Norges Bank Tells Market to Prepare for a Rate Hike in March

(Bloomberg) -- Norway’s central bank said it will probably need to raise its main interest rate again in March, as it prepares the next step in a gradual shift away from extreme monetary stimulus.

The bank kept its deposit rate at 0.75 percent on Thursday, after in September delivering the first hike in seven years. Policy makers had previously signaled they’d need to increase rates in the first quarter, in which meetings are scheduled for January and March.

Norges Bank said that the “outlook and the balance of risks imply a gradual interest rate increase in the years ahead,” in a statement.

Norges Bank Tells Market to Prepare for a Rate Hike in March

Norway, which is Scandinavia’s richest economy and western Europe’s biggest oil exporter, has moved away from record-low rates faster than central banks in Sweden and the euro zone. The European Central Bank is due to unveil its most recent decision later on Thursday, and is expected to announce an end to bond purchases.

Norway’s krone gained as much as 0.4 percent against the euro after the bank announced its decision.
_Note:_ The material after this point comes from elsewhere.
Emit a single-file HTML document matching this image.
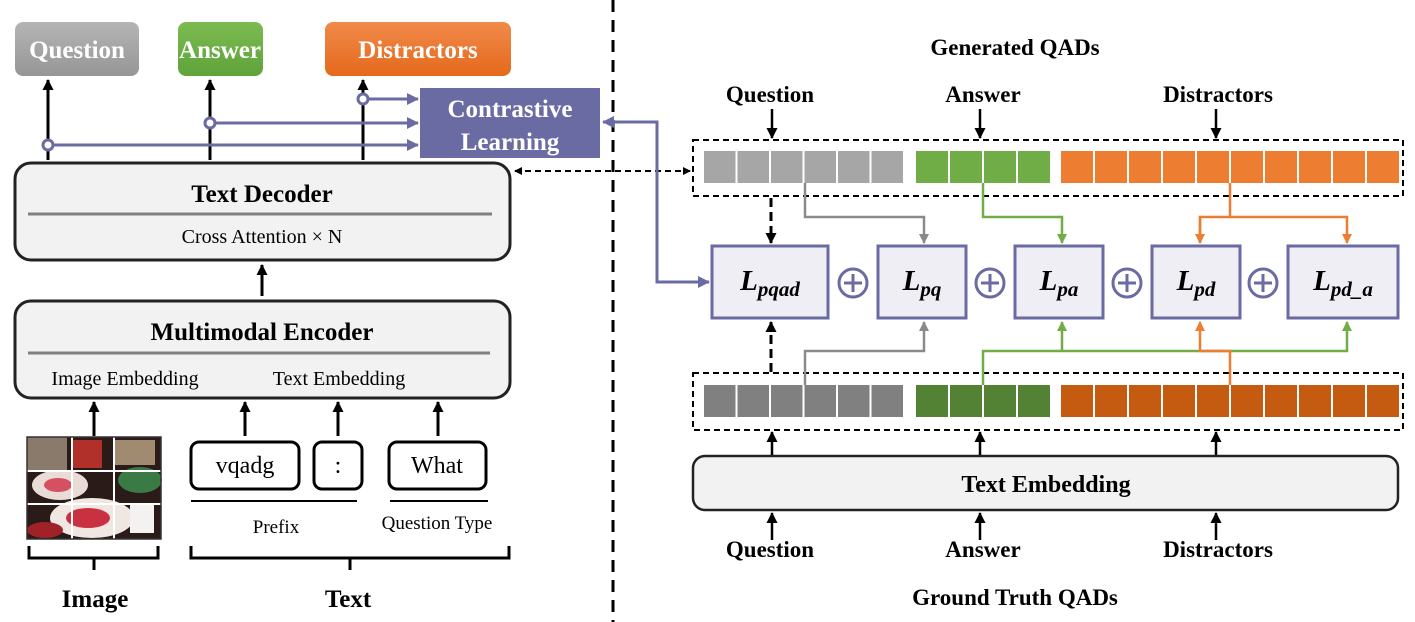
<!DOCTYPE html>
<html><head><meta charset="utf-8"><style>
html,body{margin:0;padding:0;background:#fff}
svg{display:block}
text{font-family:"Liberation Serif",serif}
</style></head><body>
<svg width="1415" height="622" viewBox="0 0 1415 622" xmlns="http://www.w3.org/2000/svg">
<defs>
<marker id="ab" markerWidth="11" markerHeight="11" refX="10" refY="5.5" orient="auto" markerUnits="userSpaceOnUse"><path d="M0,0 L11,5.5 L0,11 z" fill="#000"/></marker>
<marker id="ap" markerWidth="12" markerHeight="12" refX="11" refY="6" orient="auto-start-reverse" markerUnits="userSpaceOnUse"><path d="M0,0 L12,6 L0,12 z" fill="#6b6ba3"/></marker>
<marker id="ag" markerWidth="10" markerHeight="10" refX="9" refY="5" orient="auto" markerUnits="userSpaceOnUse"><path d="M0,0 L10,5 L0,10 z" fill="#8a8a8a"/></marker>
<marker id="agr" markerWidth="10" markerHeight="10" refX="9" refY="5" orient="auto" markerUnits="userSpaceOnUse"><path d="M0,0 L10,5 L0,10 z" fill="#70ad47"/></marker>
<marker id="ao" markerWidth="10" markerHeight="10" refX="9" refY="5" orient="auto" markerUnits="userSpaceOnUse"><path d="M0,0 L10,5 L0,10 z" fill="#ed7d31"/></marker>
<marker id="ad" markerWidth="8" markerHeight="8" refX="7" refY="4" orient="auto-start-reverse" markerUnits="userSpaceOnUse"><path d="M0,0 L8,4 L0,8 z" fill="#000"/></marker>
<linearGradient id="gq" x1="0" y1="0" x2="0" y2="1"><stop offset="0" stop-color="#b5b5b5"/><stop offset="1" stop-color="#969696"/></linearGradient>
<linearGradient id="ga" x1="0" y1="0" x2="0" y2="1"><stop offset="0" stop-color="#7cbb52"/><stop offset="1" stop-color="#5fa33a"/></linearGradient>
<linearGradient id="gd" x1="0" y1="0" x2="0" y2="1"><stop offset="0" stop-color="#f08a4a"/><stop offset="1" stop-color="#e5691c"/></linearGradient>
</defs>

<rect x="15" y="22" width="124" height="54" rx="8" fill="url(#gq)"/>
<text x="77" y="58" text-anchor="middle" font-size="25" font-weight="bold" fill="#fff">Question</text>
<rect x="178" y="22" width="85" height="54" rx="8" fill="url(#ga)"/>
<text x="220" y="58" text-anchor="middle" font-size="25" font-weight="bold" fill="#fff">Answer</text>
<rect x="325" y="22" width="186" height="54" rx="8" fill="url(#gd)"/>
<text x="418" y="58" text-anchor="middle" font-size="25" font-weight="bold" fill="#fff">Distractors</text>

<g stroke="#000" stroke-width="3">
<line x1="48" y1="160" x2="48" y2="80" marker-end="url(#ab)"/>
<line x1="210" y1="160" x2="210" y2="80" marker-end="url(#ab)"/>
<line x1="363" y1="160" x2="363" y2="80" marker-end="url(#ab)"/>
</g>
<g stroke="#6b6ba3" stroke-width="3" fill="none">
<line x1="48" y1="145" x2="418" y2="145" marker-end="url(#ap)"/>
<line x1="210" y1="123" x2="418" y2="123" marker-end="url(#ap)"/>
<line x1="363" y1="99" x2="418" y2="99" marker-end="url(#ap)"/>
<circle cx="48" cy="145" r="5" fill="#fff"/>
<circle cx="210" cy="123" r="5" fill="#fff"/>
<circle cx="363" cy="99" r="5" fill="#fff"/>
</g>
<rect x="420" y="88" width="180" height="70" fill="#6b6ba3"/>
<text x="510" y="117" text-anchor="middle" font-size="25" font-weight="bold" fill="#fff">Contrastive</text>
<text x="510" y="150" text-anchor="middle" font-size="25" font-weight="bold" fill="#fff">Learning</text>

<rect x="15" y="163" width="495" height="97" rx="16" fill="#f2f2f2" stroke="#222" stroke-width="3"/>
<text x="262" y="202" text-anchor="middle" font-size="25" font-weight="bold">Text Decoder</text>
<line x1="28" y1="214" x2="492" y2="214" stroke="#808080" stroke-width="3"/>
<text x="262" y="243" text-anchor="middle" font-size="20">Cross Attention × N</text>
<line x1="262" y1="296" x2="262" y2="265" stroke="#000" stroke-width="3" marker-end="url(#ab)"/>

<rect x="15" y="301" width="495" height="97" rx="16" fill="#f2f2f2" stroke="#222" stroke-width="3"/>
<text x="262" y="340" text-anchor="middle" font-size="25" font-weight="bold">Multimodal Encoder</text>
<line x1="28" y1="353" x2="490" y2="353" stroke="#808080" stroke-width="3"/>
<text x="125" y="385" text-anchor="middle" font-size="20">Image Embedding</text>
<text x="339" y="385" text-anchor="middle" font-size="20">Text Embedding</text>

<g stroke="#000" stroke-width="3">
<line x1="94" y1="436" x2="94" y2="402" marker-end="url(#ab)"/>
<line x1="245" y1="436" x2="245" y2="402" marker-end="url(#ab)"/>
<line x1="338" y1="436" x2="338" y2="402" marker-end="url(#ab)"/>
<line x1="438" y1="436" x2="438" y2="402" marker-end="url(#ab)"/>
</g>

<g>
<rect x="27" y="437" width="134" height="102" fill="#2a1a18"/>
<rect x="27" y="437" width="40" height="33" fill="#8a7a6c"/>
<rect x="72" y="440" width="30" height="28" fill="#b2302a"/>
<rect x="115" y="440" width="40" height="25" fill="#a08a70"/>
<ellipse cx="60" cy="485" rx="28" ry="15" fill="#e9dcd6"/>
<ellipse cx="58" cy="485" rx="14" ry="7" fill="#d65060"/>
<ellipse cx="140" cy="480" rx="22" ry="13" fill="#3a7a45"/>
<ellipse cx="92" cy="518" rx="42" ry="20" fill="#f0e6e2"/>
<ellipse cx="88" cy="518" rx="22" ry="10" fill="#c93040"/>
<rect x="130" y="505" width="24" height="28" fill="#f4f2f0"/>
<ellipse cx="45" cy="530" rx="18" ry="8" fill="#9e2228"/>
<g stroke="#fff" stroke-width="2">
<line x1="72" y1="437" x2="72" y2="539"/><line x1="114" y1="437" x2="114" y2="539"/>
<line x1="27" y1="471" x2="161" y2="471"/><line x1="27" y1="504" x2="161" y2="504"/>
</g>
<rect x="27" y="437" width="134" height="102" fill="none" stroke="#333" stroke-width="1.5"/>
</g>

<rect x="191" y="442" width="108" height="47" rx="8" fill="#fff" stroke="#000" stroke-width="3"/>
<text x="245" y="473" text-anchor="middle" font-size="24">vqadg</text>
<rect x="314" y="442" width="48" height="47" rx="8" fill="#fff" stroke="#000" stroke-width="3"/>
<text x="338" y="473" text-anchor="middle" font-size="24">:</text>
<rect x="389" y="442" width="97" height="47" rx="8" fill="#fff" stroke="#000" stroke-width="3"/>
<text x="437" y="473" text-anchor="middle" font-size="24">What</text>
<line x1="191" y1="501" x2="357" y2="501" stroke="#000" stroke-width="2"/>
<line x1="390" y1="501" x2="488" y2="501" stroke="#000" stroke-width="2"/>
<text x="276" y="533" text-anchor="middle" font-size="19">Prefix</text>
<text x="437" y="529" text-anchor="middle" font-size="19">Question Type</text>

<g fill="none" stroke="#000" stroke-width="3">
<path d="M29,546 V558 H158 V546 M94,558 V570"/>
<path d="M191,546 V558 H509 V546 M350,558 V570"/>
</g>
<text x="95" y="607" text-anchor="middle" font-size="25" font-weight="bold">Image</text>
<text x="348" y="607" text-anchor="middle" font-size="25" font-weight="bold">Text</text>

<line x1="613" y1="0" x2="613" y2="622" stroke="#000" stroke-width="3" stroke-dasharray="12,8"/>

<line x1="515" y1="171" x2="690" y2="171" stroke="#000" stroke-width="2" stroke-dasharray="6,4" marker-start="url(#ad)" marker-end="url(#ad)"/>
<path d="M603,122 H657 V282 H709" fill="none" stroke="#6b6ba3" stroke-width="3" marker-start="url(#ap)" marker-end="url(#ap)"/>

<text x="1015" y="55" text-anchor="middle" font-size="23" font-weight="bold">Generated QADs</text>
<text x="770" y="102" text-anchor="middle" font-size="23" font-weight="bold">Question</text>
<text x="983" y="102" text-anchor="middle" font-size="23" font-weight="bold">Answer</text>
<text x="1218" y="102" text-anchor="middle" font-size="23" font-weight="bold">Distractors</text>
<g stroke="#000" stroke-width="2.5">
<line x1="772" y1="109" x2="772" y2="138" marker-end="url(#ab)"/>
<line x1="980" y1="109" x2="980" y2="138" marker-end="url(#ab)"/>
<line x1="1216" y1="109" x2="1216" y2="138" marker-end="url(#ab)"/>
</g>

<rect x="693" y="140" width="710" height="56" fill="none" stroke="#000" stroke-width="2" stroke-dasharray="6,4"/>
<g fill="#a6a6a6">
<rect x="704" y="151" width="31.5" height="32"/><rect x="737.5" y="151" width="31.5" height="32"/><rect x="771" y="151" width="31.5" height="32"/><rect x="804.5" y="151" width="31.5" height="32"/><rect x="838" y="151" width="31.5" height="32"/><rect x="871.5" y="151" width="31.5" height="32"/>
</g>
<g fill="#70ad47">
<rect x="916" y="151" width="32" height="32"/><rect x="950" y="151" width="32" height="32"/><rect x="984" y="151" width="32" height="32"/><rect x="1018" y="151" width="32" height="32"/>
</g>
<g fill="#ed7d31">
<rect x="1061" y="151" width="32" height="32"/><rect x="1095" y="151" width="32" height="32"/><rect x="1129" y="151" width="32" height="32"/><rect x="1163" y="151" width="32" height="32"/><rect x="1197" y="151" width="32" height="32"/><rect x="1231" y="151" width="32" height="32"/><rect x="1265" y="151" width="32" height="32"/><rect x="1299" y="151" width="32" height="32"/><rect x="1333" y="151" width="32" height="32"/><rect x="1367" y="151" width="32" height="32"/>
</g>

<rect x="693" y="373" width="710" height="57" fill="none" stroke="#000" stroke-width="2" stroke-dasharray="6,4"/>
<g fill="#808080">
<rect x="704" y="385" width="31.5" height="32"/><rect x="737.5" y="385" width="31.5" height="32"/><rect x="771" y="385" width="31.5" height="32"/><rect x="804.5" y="385" width="31.5" height="32"/><rect x="838" y="385" width="31.5" height="32"/><rect x="871.5" y="385" width="31.5" height="32"/>
</g>
<g fill="#548235">
<rect x="916" y="385" width="32" height="32"/><rect x="950" y="385" width="32" height="32"/><rect x="984" y="385" width="32" height="32"/><rect x="1018" y="385" width="32" height="32"/>
</g>
<g fill="#c55a11">
<rect x="1061" y="385" width="32" height="32"/><rect x="1095" y="385" width="32" height="32"/><rect x="1129" y="385" width="32" height="32"/><rect x="1163" y="385" width="32" height="32"/><rect x="1197" y="385" width="32" height="32"/><rect x="1231" y="385" width="32" height="32"/><rect x="1265" y="385" width="32" height="32"/><rect x="1299" y="385" width="32" height="32"/><rect x="1333" y="385" width="32" height="32"/><rect x="1367" y="385" width="32" height="32"/>
</g>

<g fill="none" stroke-width="2.5">
<path d="M805,183 V217 H924 V243" stroke="#8a8a8a" marker-end="url(#ag)"/>
<path d="M983,183 V217 H1062 V243" stroke="#70ad47" marker-end="url(#agr)"/>
<path d="M1230,183 V217" stroke="#ed7d31"/>
<path d="M1200,243 V217 H1347 V243" stroke="#ed7d31" marker-end="url(#ao)"/>
<path d="M1200,217 V243" stroke="#ed7d31" marker-end="url(#ao)"/>
<path d="M805,385 V351 H924 V322" stroke="#8a8a8a" marker-end="url(#ag)"/>
<path d="M983,385 V351 H1347 V322" stroke="#70ad47" marker-end="url(#agr)"/>
<path d="M1062,351 V322" stroke="#70ad47" marker-end="url(#agr)"/>
<path d="M1230,385 V351 H1200 V322" stroke="#ed7d31" marker-end="url(#ao)"/>
</g>
<g stroke="#000" stroke-width="3" stroke-dasharray="9,5">
<line x1="771" y1="198" x2="771" y2="243" marker-end="url(#ab)"/>
<line x1="771" y1="372" x2="771" y2="322" marker-end="url(#ab)"/>
</g>

<g fill="#eeeef4" stroke="#6b6ba3" stroke-width="3">
<rect x="712" y="246" width="116" height="72"/>
<rect x="878" y="246" width="88" height="72"/>
<rect x="1015" y="246" width="88" height="72"/>
<rect x="1152" y="246" width="88" height="72"/>
<rect x="1288" y="246" width="110" height="72"/>
</g>
<g font-style="italic" font-weight="bold" font-size="29">
<text x="770" y="290" text-anchor="middle">L<tspan font-size="21" dy="6">pqad</tspan></text>
<text x="922" y="290" text-anchor="middle">L<tspan font-size="21" dy="6">pq</tspan></text>
<text x="1059" y="290" text-anchor="middle">L<tspan font-size="21" dy="6">pa</tspan></text>
<text x="1196" y="290" text-anchor="middle">L<tspan font-size="21" dy="6">pd</tspan></text>
<text x="1343" y="290" text-anchor="middle">L<tspan font-size="21" dy="6">pd_a</tspan></text>
</g>
<g fill="none" stroke="#6b6ba3" stroke-width="3">
<circle cx="853" cy="283" r="14"/><path d="M844,283 H862 M853,274 V292"/>
<circle cx="990" cy="283" r="14"/><path d="M981,283 H999 M990,274 V292"/>
<circle cx="1127" cy="283" r="14"/><path d="M1118,283 H1136 M1127,274 V292"/>
<circle cx="1263" cy="283" r="14"/><path d="M1254,283 H1272 M1263,274 V292"/>
</g>

<g stroke="#000" stroke-width="2.5">
<line x1="772" y1="455" x2="772" y2="432" marker-end="url(#ab)"/>
<line x1="980" y1="455" x2="980" y2="432" marker-end="url(#ab)"/>
<line x1="1216" y1="455" x2="1216" y2="432" marker-end="url(#ab)"/>
<line x1="772" y1="540" x2="772" y2="513" marker-end="url(#ab)"/>
<line x1="980" y1="540" x2="980" y2="513" marker-end="url(#ab)"/>
<line x1="1216" y1="540" x2="1216" y2="513" marker-end="url(#ab)"/>
</g>
<rect x="693" y="456" width="705" height="54" rx="12" fill="#f2f2f2" stroke="#222" stroke-width="2.5"/>
<text x="1046" y="492" text-anchor="middle" font-size="24" font-weight="bold">Text Embedding</text>
<text x="770" y="557" text-anchor="middle" font-size="23" font-weight="bold">Question</text>
<text x="983" y="557" text-anchor="middle" font-size="23" font-weight="bold">Answer</text>
<text x="1218" y="557" text-anchor="middle" font-size="23" font-weight="bold">Distractors</text>
<text x="1015" y="605" text-anchor="middle" font-size="23" font-weight="bold">Ground Truth QADs</text>
</svg>
</body></html>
Kristoffer Lomholt, a senior analyst at Danske Bank, said in a Tweet that it was “important” that Norges Bank committed to its guidance for a hike in the first quarter.

Norges Bank Tells Market to Prepare for a Rate Hike in March

Governor Oystein Olsen Says

  • The decline in oil prices might translate into slower wage growth.
  • Capacity utilization is close to a normal level, which means there’s very little slack left in the economy.
  • Interest rates will rise gradually in the years to come, though the bank will take a very cautious approach at each step.

The Nordic country channels its oil riches into the world’s biggest sovereign wealth fund, creating a buffer that’s helped Norway weather economic crises better than most. Norges Bank hasn’t had to resort to negative interest rates or other unconventional policies such as bond purchases to get through challenging times. Norway is trying to wean itself off oil markets, but it’s not immune to price swings.

“The policy rate forecast is little changed, but the fall in oil prices and weaker global growth prospects imply a slightly slower rate rise than in the September Report,” Norges Bank said.

It also expects that inflation will “remain close to target in the coming years, at the same time as unemployment remains low. The policy rate path will be adjusted in response to changes in economic prospects.”